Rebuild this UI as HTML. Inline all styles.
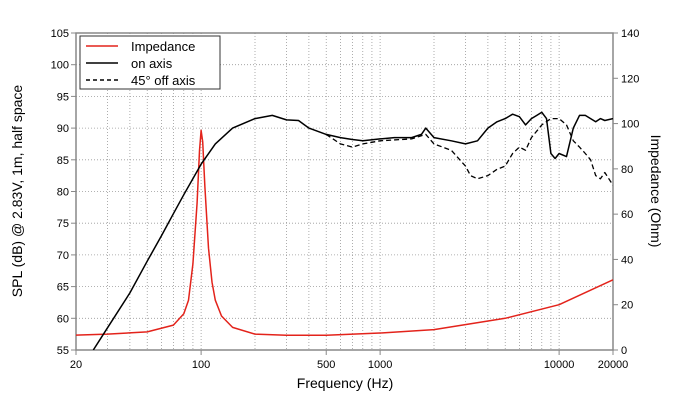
<!DOCTYPE html>
<html><head><meta charset="utf-8"><style>
html,body{margin:0;padding:0;background:#fff;}
svg text{font-family:"Liberation Sans",sans-serif;fill:#000;}
</style></head><body>
<svg id="c" width="689" height="413" xmlns="http://www.w3.org/2000/svg">
<g id="grid"></g>
<g id="axes"></g>
<g id="series"></g>
<text x="345" y="388" font-size="14" text-anchor="middle">Frequency (Hz)</text>
<text transform="translate(22,191) rotate(-90)" font-size="14" text-anchor="middle">SPL (dB) @ 2.83V, 1m, half space</text>
<text transform="translate(651,191) rotate(90)" font-size="14" text-anchor="middle">Impedance (Ohm)</text>
<g>
<rect x="80" y="36" width="140" height="53" fill="#fff" stroke="#333" stroke-width="1"/>
<g><line x1="86" y1="46" x2="118" y2="46" stroke="#e3231b" stroke-width="1.5"/><text x="131" y="51" font-size="13">Impedance</text></g>
<g><line x1="86" y1="63" x2="118" y2="63" stroke="#000" stroke-width="1.5"/><text x="131" y="68" font-size="13">on axis</text></g>
<g><line x1="86" y1="80" x2="118" y2="80" stroke="#000" stroke-width="1.5" stroke-dasharray="4,3"/><text x="131" y="85" font-size="13">45° off axis</text></g>
</g>
</svg>
<script>
const onFreq=[25,30,40,50,60,70,80,100,120,150,200,250,300,350,400,500,600,700,800,1000,1200,1500,1700,1800,2000,2500,3000,3500,4000,4500,5000,5500,6000,6500,7000,7500,8000,8500,9000,9500,10000,11000,12000,13000,14000,15000,16000,17000,18000,20000];
const onSpl=[55,58.5,64,69,73,76.5,79.5,84.3,87.5,90,91.5,92,91.3,91.2,90,89,88.5,88.2,88,88.3,88.5,88.5,89,90,88.5,88,87.5,88,90,91,91.5,92.2,91.8,90.5,91.5,92,92.5,91.5,86,85.2,86,85.5,90,92,92,91.5,91,91.5,91.2,91.5];
const offFreq=[500,600,700,800,1000,1500,1800,2000,2500,3000,3200,3500,4000,4500,5000,5500,6000,6500,7000,8000,9000,10000,11000,12000,13000,14000,15000,16000,17000,18000,20000];
const offSpl=[89,87.5,87,87.5,88,88.3,89,87.5,86.5,84,82.5,82,82.5,83.5,84,86,87,86.5,88.5,90.5,91.5,91.5,90.5,88,87,86,85,82.5,82,83,81];
const impFreq=[20,30,50,70,80,85,90,95,98,100,102,105,110,115,120,130,150,200,300,500,1000,2000,5000,10000,20000];
const impOhm=[6.6,7,8,11,16,22,38,65,88,97,92,72,45,30,22,15,10,7,6.5,6.5,7.5,9,14,20,31];
const xTicks=[20,100,500,1000,10000,20000];
const yTicks=[55,60,65,70,75,80,85,90,95,100,105];
const y2Ticks=[0,20,40,60,80,100,120,140];
const L=76,R=613,T=33,B=350;
const NS="http://www.w3.org/2000/svg";
const x=f=>L+(Math.log10(f)-Math.log10(20))/3*(R-L);
const y=d=>B-(d-55)/50*(B-T);
const y2=o=>B-o/140*(B-T);
function mk(tag,attrs,parent){const e=document.createElementNS(NS,tag);for(const k in attrs)e.setAttribute(k,attrs[k]);parent.appendChild(e);return e;}
const grid=document.getElementById('grid'),axes=document.getElementById('axes'),ser=document.getElementById('series');
// vertical gridlines
const minor=[];for(let d=10;d<=10000;d*=10)for(let m=1;m<10;m++){const f=d*m;if(f>=20&&f<=20000)minor.push(f);}
minor.forEach(f=>{const g=mk('line',{x1:x(f),x2:x(f),y1:T,y2:B,stroke:'#999','stroke-width':0.8,'stroke-dasharray':'1,2'},grid);

});
yTicks.forEach(v=>{const g=mk('line',{x1:L,x2:R,y1:y(v),y2:y(v),stroke:'#999','stroke-width':0.8,'stroke-dasharray':'1,2'},grid);

});
mk('rect',{x:L,y:T,width:R-L,height:B-T,fill:'none',stroke:'#888','stroke-width':1.5},axes);
xTicks.forEach(f=>{mk('line',{x1:x(f),x2:x(f),y1:B,y2:B+5,stroke:'#888'},axes);
const t=mk('text',{x:x(f),y:B+18,'font-size':11,'text-anchor':'middle'},axes);t.textContent=f;

});
yTicks.forEach(v=>{mk('line',{x1:L-5,x2:L,y1:y(v),y2:y(v),stroke:'#888'},axes);
const t=mk('text',{x:L-7,y:y(v)+4,'font-size':11,'text-anchor':'end'},axes);t.textContent=v;

});
y2Ticks.forEach(v=>{mk('line',{x1:R,x2:R+5,y1:y2(v),y2:y2(v),stroke:'#888'},axes);
const t=mk('text',{x:R+8,y:y2(v)+4,'font-size':11},axes);t.textContent=v;

});
function line(fs,vs,ys,attrs,name){const pts=fs.map((f,i)=>x(f).toFixed(1)+','+ys(vs[i]).toFixed(1)).join(' ');
const p=mk('polyline',Object.assign({points:pts,fill:'none','stroke-linejoin':'round'},attrs),ser);

}
mk('clipPath',{id:'cp'},ser).appendChild(Object.assign(document.createElementNS(NS,'rect'),{}));
ser.querySelector('#cp rect').setAttribute('x',L);ser.querySelector('#cp rect').setAttribute('y',T);
ser.querySelector('#cp rect').setAttribute('width',R-L);ser.querySelector('#cp rect').setAttribute('height',B-T);
ser.setAttribute('clip-path','url(#cp)');
line(impFreq,impOhm,y2,{stroke:'#e3231b','stroke-width':1.5},'impedance-line');
line(offFreq,offSpl,y,{stroke:'#000','stroke-width':1.3,'stroke-dasharray':'5,3'},'off-axis-line');
line(onFreq,onSpl,y,{stroke:'#000','stroke-width':1.5},'on-axis-line');
</script>
</body></html>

===

- Problem -
In this exercise, set down all of the data exactly, without the pictures.

- Expected answer -
Rebuild this UI as HTML. Inline all styles.
<!DOCTYPE html>
<html><head><meta charset="utf-8"><style>
html,body{margin:0;padding:0;background:#fff;}
svg text{font-family:"Liberation Sans",sans-serif;fill:#000;}
</style></head><body>
<svg id="c" width="689" height="413" xmlns="http://www.w3.org/2000/svg">
<g id="grid"></g>
<g id="axes"></g>
<g id="series"></g>
<text x="345" y="388" font-size="14" text-anchor="middle">Frequency (Hz)</text>
<text transform="translate(22,191) rotate(-90)" font-size="14" text-anchor="middle">SPL (dB) @ 2.83V, 1m, half space</text>
<text transform="translate(651,191) rotate(90)" font-size="14" text-anchor="middle">Impedance (Ohm)</text>
<g>
<rect x="80" y="36" width="140" height="53" fill="#fff" stroke="#333" stroke-width="1"/>
<g><line x1="86" y1="46" x2="118" y2="46" stroke="#e3231b" stroke-width="1.5"/><text x="131" y="51" font-size="13">Impedance</text></g>
<g><line x1="86" y1="63" x2="118" y2="63" stroke="#000" stroke-width="1.5"/><text x="131" y="68" font-size="13">on axis</text></g>
<g><line x1="86" y1="80" x2="118" y2="80" stroke="#000" stroke-width="1.5" stroke-dasharray="4,3"/><text x="131" y="85" font-size="13">45° off axis</text></g>
</g>
</svg>
<script>
const onFreq=[25,30,40,50,60,70,80,100,120,150,200,250,300,350,400,500,600,700,800,1000,1200,1500,1700,1800,2000,2500,3000,3500,4000,4500,5000,5500,6000,6500,7000,7500,8000,8500,9000,9500,10000,11000,12000,13000,14000,15000,16000,17000,18000,20000];
const onSpl=[55,58.5,64,69,73,76.5,79.5,84.3,87.5,90,91.5,92,91.3,91.2,90,89,88.5,88.2,88,88.3,88.5,88.5,89,90,88.5,88,87.5,88,90,91,91.5,92.2,91.8,90.5,91.5,92,92.5,91.5,86,85.2,86,85.5,90,92,92,91.5,91,91.5,91.2,91.5];
const offFreq=[500,600,700,800,1000,1500,1800,2000,2500,3000,3200,3500,4000,4500,5000,5500,6000,6500,7000,8000,9000,10000,11000,12000,13000,14000,15000,16000,17000,18000,20000];
const offSpl=[89,87.5,87,87.5,88,88.3,89,87.5,86.5,84,82.5,82,82.5,83.5,84,86,87,86.5,88.5,90.5,91.5,91.5,90.5,88,87,86,85,82.5,82,83,81];
const impFreq=[20,30,50,70,80,85,90,95,98,100,102,105,110,115,120,130,150,200,300,500,1000,2000,5000,10000,20000];
const impOhm=[6.6,7,8,11,16,22,38,65,88,97,92,72,45,30,22,15,10,7,6.5,6.5,7.5,9,14,20,31];
const xTicks=[20,100,500,1000,10000,20000];
const yTicks=[55,60,65,70,75,80,85,90,95,100,105];
const y2Ticks=[0,20,40,60,80,100,120,140];
const L=76,R=613,T=33,B=350;
const NS="http://www.w3.org/2000/svg";
const x=f=>L+(Math.log10(f)-Math.log10(20))/3*(R-L);
const y=d=>B-(d-55)/50*(B-T);
const y2=o=>B-o/140*(B-T);
function mk(tag,attrs,parent){const e=document.createElementNS(NS,tag);for(const k in attrs)e.setAttribute(k,attrs[k]);parent.appendChild(e);return e;}
const grid=document.getElementById('grid'),axes=document.getElementById('axes'),ser=document.getElementById('series');
// vertical gridlines
const minor=[];for(let d=10;d<=10000;d*=10)for(let m=1;m<10;m++){const f=d*m;if(f>=20&&f<=20000)minor.push(f);}
minor.forEach(f=>{const g=mk('line',{x1:x(f),x2:x(f),y1:T,y2:B,stroke:'#999','stroke-width':0.8,'stroke-dasharray':'1,2'},grid);

});
yTicks.forEach(v=>{const g=mk('line',{x1:L,x2:R,y1:y(v),y2:y(v),stroke:'#999','stroke-width':0.8,'stroke-dasharray':'1,2'},grid);

});
mk('rect',{x:L,y:T,width:R-L,height:B-T,fill:'none',stroke:'#888','stroke-width':1.5},axes);
xTicks.forEach(f=>{mk('line',{x1:x(f),x2:x(f),y1:B,y2:B+5,stroke:'#888'},axes);
const t=mk('text',{x:x(f),y:B+18,'font-size':11,'text-anchor':'middle'},axes);t.textContent=f;

});
yTicks.forEach(v=>{mk('line',{x1:L-5,x2:L,y1:y(v),y2:y(v),stroke:'#888'},axes);
const t=mk('text',{x:L-7,y:y(v)+4,'font-size':11,'text-anchor':'end'},axes);t.textContent=v;

});
y2Ticks.forEach(v=>{mk('line',{x1:R,x2:R+5,y1:y2(v),y2:y2(v),stroke:'#888'},axes);
const t=mk('text',{x:R+8,y:y2(v)+4,'font-size':11},axes);t.textContent=v;

});
function line(fs,vs,ys,attrs,name){const pts=fs.map((f,i)=>x(f).toFixed(1)+','+ys(vs[i]).toFixed(1)).join(' ');
const p=mk('polyline',Object.assign({points:pts,fill:'none','stroke-linejoin':'round'},attrs),ser);

}
mk('clipPath',{id:'cp'},ser).appendChild(Object.assign(document.createElementNS(NS,'rect'),{}));
ser.querySelector('#cp rect').setAttribute('x',L);ser.querySelector('#cp rect').setAttribute('y',T);
ser.querySelector('#cp rect').setAttribute('width',R-L);ser.querySelector('#cp rect').setAttribute('height',B-T);
ser.setAttribute('clip-path','url(#cp)');
line(impFreq,impOhm,y2,{stroke:'#e3231b','stroke-width':1.5},'impedance-line');
line(offFreq,offSpl,y,{stroke:'#000','stroke-width':1.3,'stroke-dasharray':'5,3'},'off-axis-line');
line(onFreq,onSpl,y,{stroke:'#000','stroke-width':1.5},'on-axis-line');
</script>
</body></html>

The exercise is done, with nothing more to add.